» Given information
====
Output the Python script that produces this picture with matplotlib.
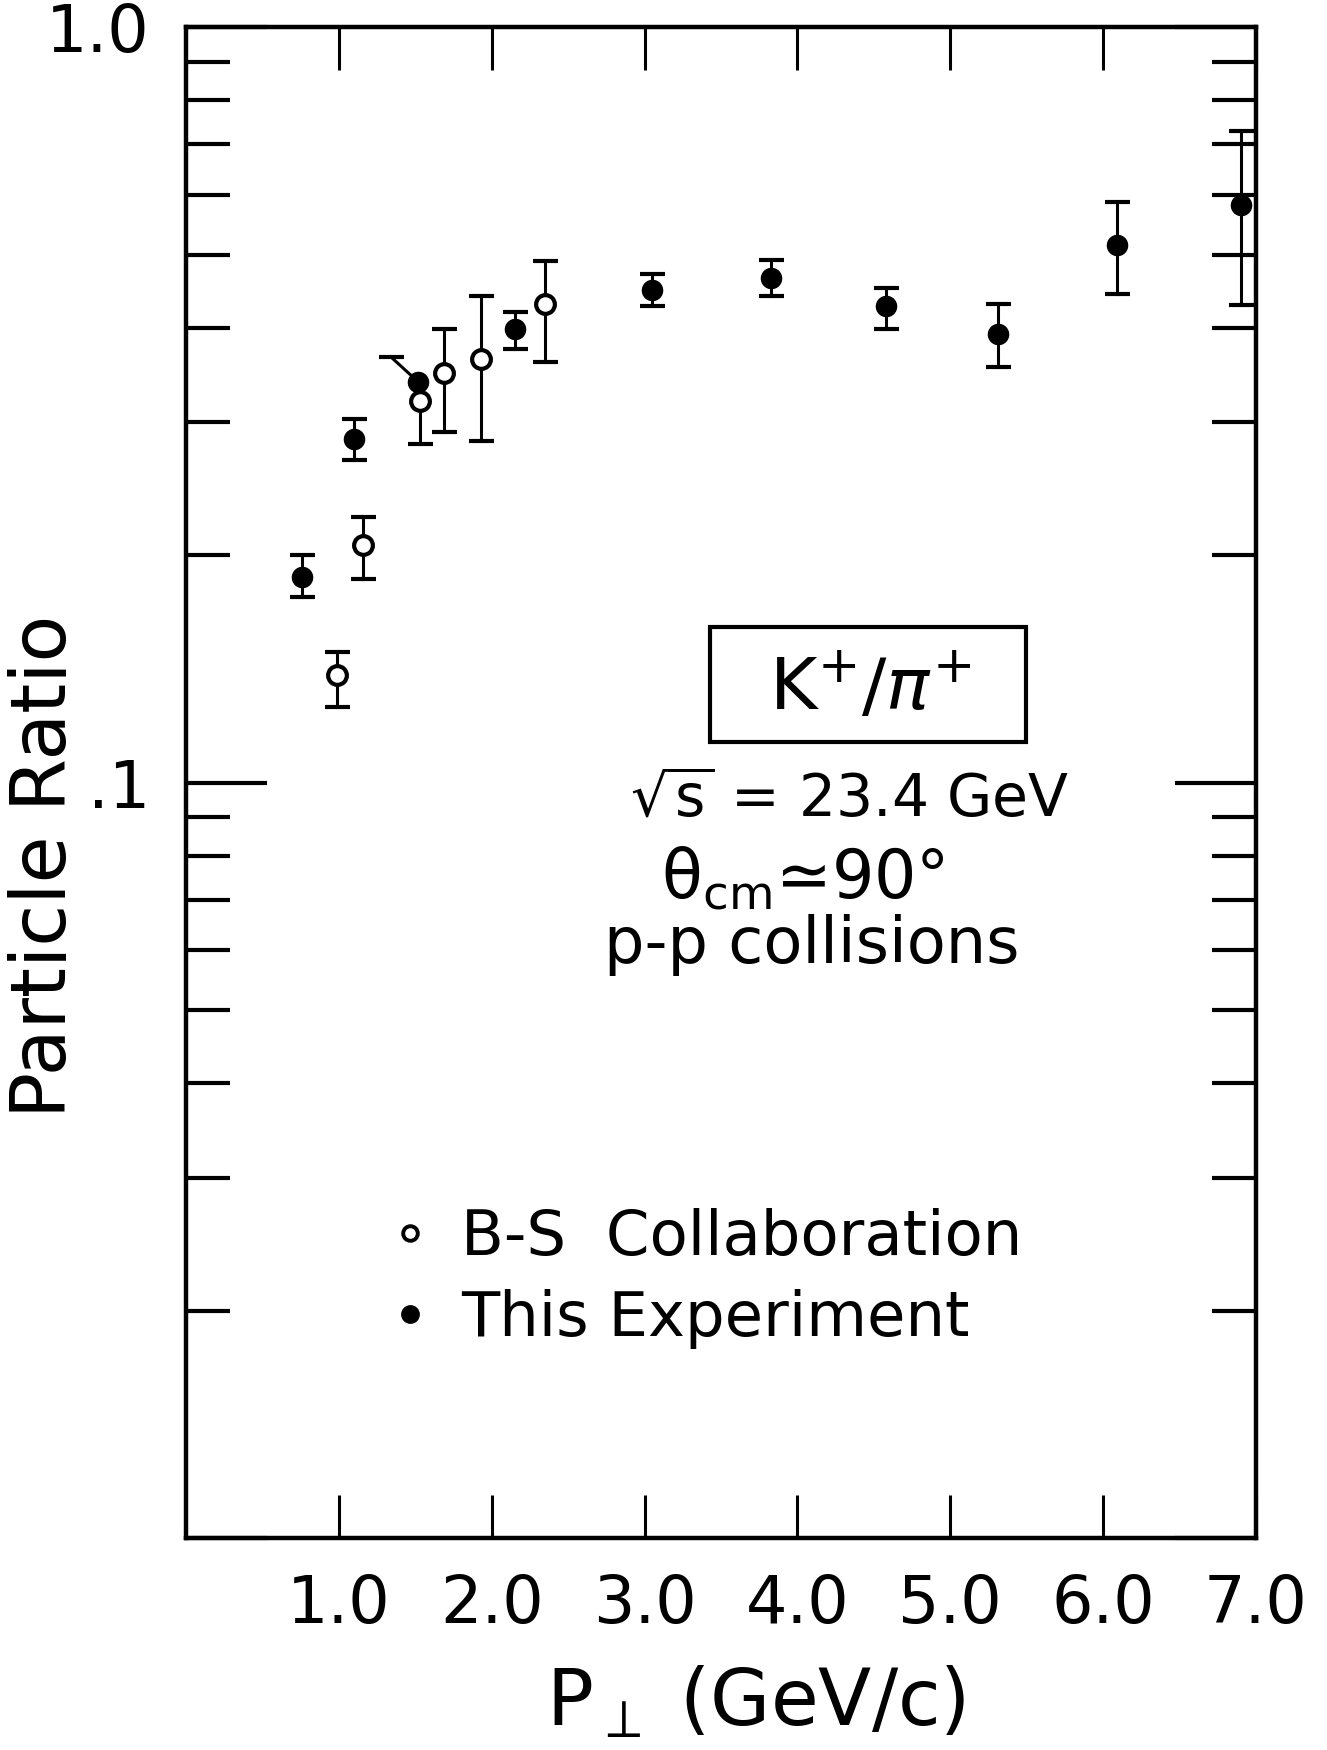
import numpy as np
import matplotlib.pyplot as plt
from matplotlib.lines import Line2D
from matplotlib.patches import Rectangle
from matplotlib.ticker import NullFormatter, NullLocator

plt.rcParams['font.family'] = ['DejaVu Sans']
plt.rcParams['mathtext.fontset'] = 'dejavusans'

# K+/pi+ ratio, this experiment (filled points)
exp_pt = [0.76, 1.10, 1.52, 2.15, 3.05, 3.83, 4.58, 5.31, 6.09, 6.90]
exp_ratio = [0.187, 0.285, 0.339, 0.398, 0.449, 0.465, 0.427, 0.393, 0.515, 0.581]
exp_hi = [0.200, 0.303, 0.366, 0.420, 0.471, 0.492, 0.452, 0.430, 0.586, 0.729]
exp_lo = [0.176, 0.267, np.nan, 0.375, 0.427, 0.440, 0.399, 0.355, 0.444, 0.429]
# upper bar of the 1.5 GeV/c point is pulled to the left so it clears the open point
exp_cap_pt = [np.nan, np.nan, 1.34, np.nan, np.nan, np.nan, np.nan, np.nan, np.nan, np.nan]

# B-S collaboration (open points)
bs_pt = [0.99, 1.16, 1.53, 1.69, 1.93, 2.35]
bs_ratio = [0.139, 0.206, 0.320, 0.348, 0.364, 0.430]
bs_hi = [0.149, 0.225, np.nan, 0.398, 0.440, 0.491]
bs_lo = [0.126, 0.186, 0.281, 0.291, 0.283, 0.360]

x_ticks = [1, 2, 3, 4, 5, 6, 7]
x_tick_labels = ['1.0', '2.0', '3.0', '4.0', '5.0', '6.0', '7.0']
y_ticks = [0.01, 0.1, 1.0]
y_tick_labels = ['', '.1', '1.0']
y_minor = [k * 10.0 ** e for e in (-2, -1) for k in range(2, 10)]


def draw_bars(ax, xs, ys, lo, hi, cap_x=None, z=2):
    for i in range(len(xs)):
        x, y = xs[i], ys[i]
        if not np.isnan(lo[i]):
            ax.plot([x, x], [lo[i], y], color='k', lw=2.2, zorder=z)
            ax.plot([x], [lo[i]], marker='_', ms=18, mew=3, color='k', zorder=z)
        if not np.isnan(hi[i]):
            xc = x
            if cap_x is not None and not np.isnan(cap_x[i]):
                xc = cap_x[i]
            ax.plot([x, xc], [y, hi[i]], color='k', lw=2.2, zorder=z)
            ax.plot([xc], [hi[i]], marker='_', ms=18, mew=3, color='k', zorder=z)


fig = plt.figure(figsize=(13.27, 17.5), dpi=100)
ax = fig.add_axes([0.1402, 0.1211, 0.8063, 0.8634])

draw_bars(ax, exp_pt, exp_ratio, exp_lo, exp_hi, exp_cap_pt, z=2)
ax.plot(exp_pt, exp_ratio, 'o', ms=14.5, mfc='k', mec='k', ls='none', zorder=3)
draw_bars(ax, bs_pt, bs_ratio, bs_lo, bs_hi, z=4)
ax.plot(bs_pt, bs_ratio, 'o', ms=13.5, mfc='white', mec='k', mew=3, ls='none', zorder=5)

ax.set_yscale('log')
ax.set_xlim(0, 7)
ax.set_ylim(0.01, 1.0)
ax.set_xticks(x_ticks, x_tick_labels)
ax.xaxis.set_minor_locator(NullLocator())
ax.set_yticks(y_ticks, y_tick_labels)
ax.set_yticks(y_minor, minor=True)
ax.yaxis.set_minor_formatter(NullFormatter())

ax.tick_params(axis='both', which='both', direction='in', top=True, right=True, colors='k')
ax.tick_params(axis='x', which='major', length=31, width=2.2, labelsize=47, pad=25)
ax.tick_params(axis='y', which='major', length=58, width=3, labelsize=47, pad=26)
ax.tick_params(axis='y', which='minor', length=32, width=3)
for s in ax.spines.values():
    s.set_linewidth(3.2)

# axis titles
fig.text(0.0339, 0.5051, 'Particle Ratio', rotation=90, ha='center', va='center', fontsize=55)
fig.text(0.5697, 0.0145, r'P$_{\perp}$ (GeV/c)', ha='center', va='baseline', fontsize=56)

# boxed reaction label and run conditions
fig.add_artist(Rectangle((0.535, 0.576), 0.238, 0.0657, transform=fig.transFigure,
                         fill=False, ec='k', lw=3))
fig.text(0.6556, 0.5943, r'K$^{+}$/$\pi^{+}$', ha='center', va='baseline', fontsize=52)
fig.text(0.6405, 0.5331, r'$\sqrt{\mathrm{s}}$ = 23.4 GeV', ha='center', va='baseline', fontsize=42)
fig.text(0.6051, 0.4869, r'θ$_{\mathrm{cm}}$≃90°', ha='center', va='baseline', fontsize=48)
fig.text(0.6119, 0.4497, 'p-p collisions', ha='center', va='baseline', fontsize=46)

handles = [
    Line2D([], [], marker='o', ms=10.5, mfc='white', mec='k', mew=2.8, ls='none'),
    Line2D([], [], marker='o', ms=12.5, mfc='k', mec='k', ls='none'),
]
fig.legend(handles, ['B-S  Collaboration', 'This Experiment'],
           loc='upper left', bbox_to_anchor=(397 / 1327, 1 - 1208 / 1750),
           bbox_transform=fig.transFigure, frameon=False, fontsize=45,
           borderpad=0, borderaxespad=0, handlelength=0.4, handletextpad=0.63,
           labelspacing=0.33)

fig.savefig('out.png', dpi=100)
====
» Aim of the exercise
Everything from the first line to the line with "plt.rcParams['mathtext.fontset'] = 'dejavusans'" must be repeated exactly, and nothing else. Leave the pictures out.

» Solution for this problem
Output the Python script that produces this picture with matplotlib.
import numpy as np
import matplotlib.pyplot as plt
from matplotlib.lines import Line2D
from matplotlib.patches import Rectangle
from matplotlib.ticker import NullFormatter, NullLocator

plt.rcParams['font.family'] = ['DejaVu Sans']
plt.rcParams['mathtext.fontset'] = 'dejavusans'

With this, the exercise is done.